La risa de los feroces -¿qué fue de ellos?- no es una mera anécdota, porque hicieron profesión de fe de luchar contra los «angloaburridos», como llamaban a la escuela anglófila que, en la estela de Benet, quería cambiar los usos costumbristas o tenebristas de la posguerra por las influencias anglosajonas. A veces la lucha era real y no metafórica, como cuando Manuel García Viñó, que en paz descanse también, abofeteó a Vicente Molina Foix tras las bambalinas del programa de Sánchez Dragó. Entre los pecados «angloaburridos» de Molina estaba, intuimos, ser el traductor habitual de Kubrick. Los anglófilos solían también ser cinéfilos.

La anglofilia en su sentido más craso acabó ganando la mano, quizás sin pretenderlo, porque a la altura de mitad de los 90 la gente ya no es que emulase a Faulkner, es que fusilaba a Easton Ellis y cosas peores. La corriente castizo-dandy sobrevivió refugiada en los periódicos, y hoy se enseñorea de columnas y TLs de twitter. Marías es por ello también irrepetible, porque su momento literario fue el de la definitiva conversión de la cultura de España en una parte de la cultura global de tinte anglosajón. Y si él representaba la forma sofisticada de escribir, de pensar y vivir incluso, «a la inglesa», los que nacimos más tarde ya recibimos la noción de que la cultura de prestigio era inseparable de lo anglosajón; aunque tuviese más que ver con lo popular o industrial que con Sterne o Thomas Browne.

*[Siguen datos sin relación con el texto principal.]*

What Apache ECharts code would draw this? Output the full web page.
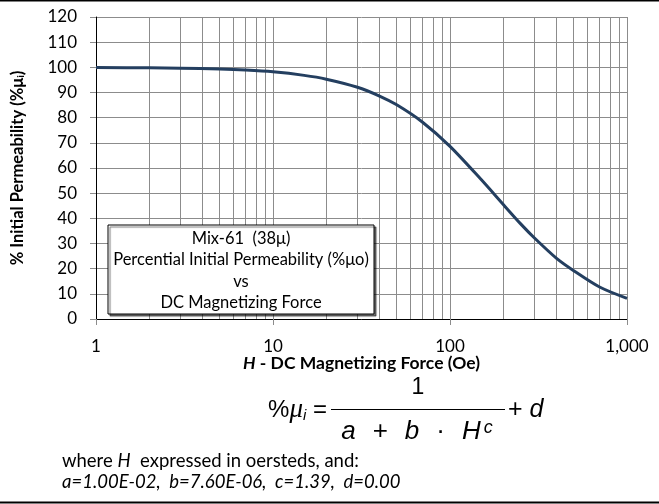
<!DOCTYPE html>
<html>
<head>
<meta charset="utf-8">
<script src="https://cdn.jsdelivr.net/npm/echarts@6/dist/echarts.min.js"></script>
<style>html,body{margin:0;padding:0;background:#fff}#c{width:659px;height:504px}</style>
</head>
<body>
<div id="c"></div>
<script>
// H values (Oe) and % initial permeability
const hValues = [1, 2, 3, 5, 7, 10, 15, 20, 30, 40, 50, 70, 100, 150, 200, 250, 300, 400, 500, 700, 1000];
const permValues = [99.9, 99.8, 99.65, 99.3, 98.9, 98.2, 96.8, 95.3, 92.1, 88.6, 85.1, 78.2, 68.6, 55.4, 45.5, 37.9, 32.2, 24.1, 19.2, 12.7, 8.2];
const xTickLabels = {1: '1', 10: '10', 100: '100', 1000: '1,000'};
const minorGridValues = [2,3,4,5,6,7,8,9,20,30,40,50,60,70,80,90,200,300,400,500,600,700,800,900];
const boxLines = ['Mix-61  (38\u03bc)', 'Percential Initial Permeability (%\u03bco)', 'vs', 'DC Magnetizing Force'];

const chart = echarts.init(document.getElementById('c'), null, {renderer: 'canvas'});
const font = 'Lato, "Open Sans", sans-serif';
const mfont = '"Liberation Sans", sans-serif';
const gridColor = '#8c8c8c';

const graphics = [
  {type: 'line', z: 100, shape: {x1: 0, y1: 0.5, x2: 659, y2: 0.5}, style: {stroke: '#000', lineWidth: 2}},
  {type: 'line', z: 100, shape: {x1: 0, y1: 502.5, x2: 659, y2: 502.5}, style: {stroke: '#000', lineWidth: 2}},
  {type: 'rect', z: 100, shape: {x: 108, y: 225, width: 266, height: 89},
    style: {fill: '#fff', stroke: '#000', lineWidth: 1, shadowColor: 'rgba(0,0,0,0.55)', shadowOffsetX: 2, shadowOffsetY: 2, shadowBlur: 1}}
];
boxLines.forEach((t, i) => graphics.push({
  type: 'text', z: 101, x: 241, y: 238.5 + i * 21.5,
  style: {text: t, font: '16.5px ' + font, fill: '#000', textAlign: 'center', textVerticalAlign: 'middle'}
}));
graphics.push(
  {type: 'text', x: 327, y: 410, z: 101,
    style: {text: '%{m|\u03bc}{s|i} =', font: '24px ' + mfont, fill: '#000', textAlign: 'right', textVerticalAlign: 'middle',
      rich: {m: {fontFamily: '"Liberation Serif", serif', fontStyle: 'italic', fontSize: 27},
             s: {fontFamily: mfont, fontStyle: 'italic', fontSize: 15, verticalAlign: 'bottom'}}}},
  {type: 'text', x: 418, y: 388, z: 101,
    style: {text: '1', font: '23px ' + mfont, fill: '#000', textAlign: 'center', textVerticalAlign: 'middle'}},
  {type: 'line', z: 101, shape: {x1: 331, y1: 409.5, x2: 505, y2: 409.5}, style: {stroke: '#000', lineWidth: 1}},
  {type: 'text', x: 417, y: 432, z: 101,
    style: {text: '{i|a}{o|+}{i|b}{o|\u00b7}{i|H}{c|c}', font: '24px ' + mfont, fill: '#000', textAlign: 'center', textVerticalAlign: 'middle',
      rich: {i: {fontFamily: mfont, fontStyle: 'italic', fontSize: 26},
             o: {fontFamily: mfont, fontSize: 26, padding: [0, 17, 0, 17]},
             c: {fontFamily: mfont, fontStyle: 'italic', fontSize: 18, verticalAlign: 'top', padding: [0, 0, 0, 3]}}}},
  {type: 'text', x: 508, y: 410, z: 101,
    style: {text: '+ {i|d}', font: '25px ' + mfont, fill: '#000', textAlign: 'left', textVerticalAlign: 'middle',
      rich: {i: {fontFamily: mfont, fontStyle: 'italic', fontSize: 25}}}},
  {type: 'text', x: 62, y: 461, z: 101,
    style: {text: 'where {i|H}  expressed in oersteds, and:', font: '18.5px ' + font, fill: '#000', textAlign: 'left', textVerticalAlign: 'middle',
      rich: {i: {fontFamily: font, fontSize: 18.5, fontStyle: 'italic'}}}},
  {type: 'text', x: 62, y: 482, z: 101,
    style: {text: 'a=1.00E-02,  b=7.60E-06,  c=1.39,  d=0.00', font: 'italic 18.5px ' + font, fill: '#000', textAlign: 'left', textVerticalAlign: 'middle'}}
);

chart.setOption({
  animation: false,
  grid: {left: 96, right: 32, top: 17, bottom: 185, containLabel: false},
  xAxis: {
    type: 'log', logBase: 10, min: 1, max: 1000,
    name: '{i|H} - DC Magnetizing Force (Oe)', nameLocation: 'middle', nameGap: 35, nameMoveOverlap: false,
    nameTextStyle: {fontFamily: font, fontSize: 17.5, fontWeight: 'bold', color: '#000',
      rich: {i: {fontFamily: font, fontSize: 17.5, fontWeight: 'bold', fontStyle: 'italic', color: '#000'}}},
    axisLine: {show: true, lineStyle: {color: '#000', width: 1}},
    axisTick: {show: true, length: 6, lineStyle: {color: gridColor}},
    axisLabel: {margin: 19, fontFamily: font, fontSize: 17, color: '#000',
      formatter: v => xTickLabels[Math.round(v)] || ''},
    splitLine: {show: true, lineStyle: {color: gridColor, width: 1}}
  },
  yAxis: {
    type: 'value', min: 0, max: 120, interval: 10,
    name: '% Initial Permeability (%\u03bc{s|i})', nameLocation: 'middle', nameRotate: 90, nameGap: 70,
    nameTextStyle: {fontFamily: font, fontSize: 16.5, fontWeight: 'bold', color: '#000',
      rich: {s: {fontFamily: font, fontSize: 10, fontWeight: 'bold', color: '#000', verticalAlign: 'bottom'}}},
    axisLine: {show: true, lineStyle: {color: '#000', width: 1}},
    axisTick: {show: true, length: 6, lineStyle: {color: gridColor}},
    axisLabel: {margin: 19, fontFamily: font, fontSize: 17, color: '#000'},
    splitLine: {show: true, lineStyle: {color: gridColor, width: 1}}
  },
  series: [{
    type: 'line', data: hValues.map((h, i) => [h, permValues[i]]),
    smooth: 0.3, showSymbol: false, z: 5,
    lineStyle: {color: '#243f60', width: 3},
    markLine: {
      silent: true, symbol: ['none', 'none'], label: {show: false}, animation: false, z: 1,
      lineStyle: {color: gridColor, width: 1, type: 'solid'},
      data: minorGridValues.map(v => ({xAxis: v}))
    }
  }],
  graphic: {z: 100, elements: graphics}
});
</script>
</body>
</html>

«Está por ver si ahora nos despeñamos por el otro lado entre citas de Tangana y anuncios de Lola Flores»

No, como es obvio, lo que obtuvimos a cambio fueron formas bastardas de cultura popular: mongrels, por decirlo a su manera. Y bien. Los mil leches son perros listos, longevos y divertidos, como el rock y el jazz y todo eso. Más incapacitante fue acostumbrarse a pensar en la cultura española, en todas sus manifestaciones, como subalterna, y a centrarnos solo en la imitación -Marías hacía una distinción precisa entre «emular» e «imitar»- de las formas que venían de los mercados anglosajones. Si en los 90 aún bailábamos, aunque fuera a regañadientes, con Los Rodríguez, el final de siglo parecía anunciar un era en la que sólo quedaría indies jugando a haber nacido en Brighton y novelistas malditos de Talavera de la Reina.

Sucede que, como siempre, lo que percibíamos en las burbujas de la clase media con ínfulas no agotaba la plena realidad del país, y así algunos empezaron a advertir que no sólo la «música del pueblo con la que baila la gente», que decía el Gato Pérez, no coincidía exactamente con las radiofórmulas, sino que había una corriente de sentido y de valores estéticos que la petulancia anglófila no podía borrar del mapa.

Está por ver si ahora nos despeñamos por el otro lado entre citas de Tangana y anuncios de Lola Flores. Vale también decir que anglófilos, o parcialmente ingleses, fueron Borges o Cela, y eso no les impidió escribir de gauchos y de campesinos extremeños. En la larga conversación que serpentea acabamos todos abrevando en todas partes. Descansen en paz Isabel de Windsor y Javier Marías.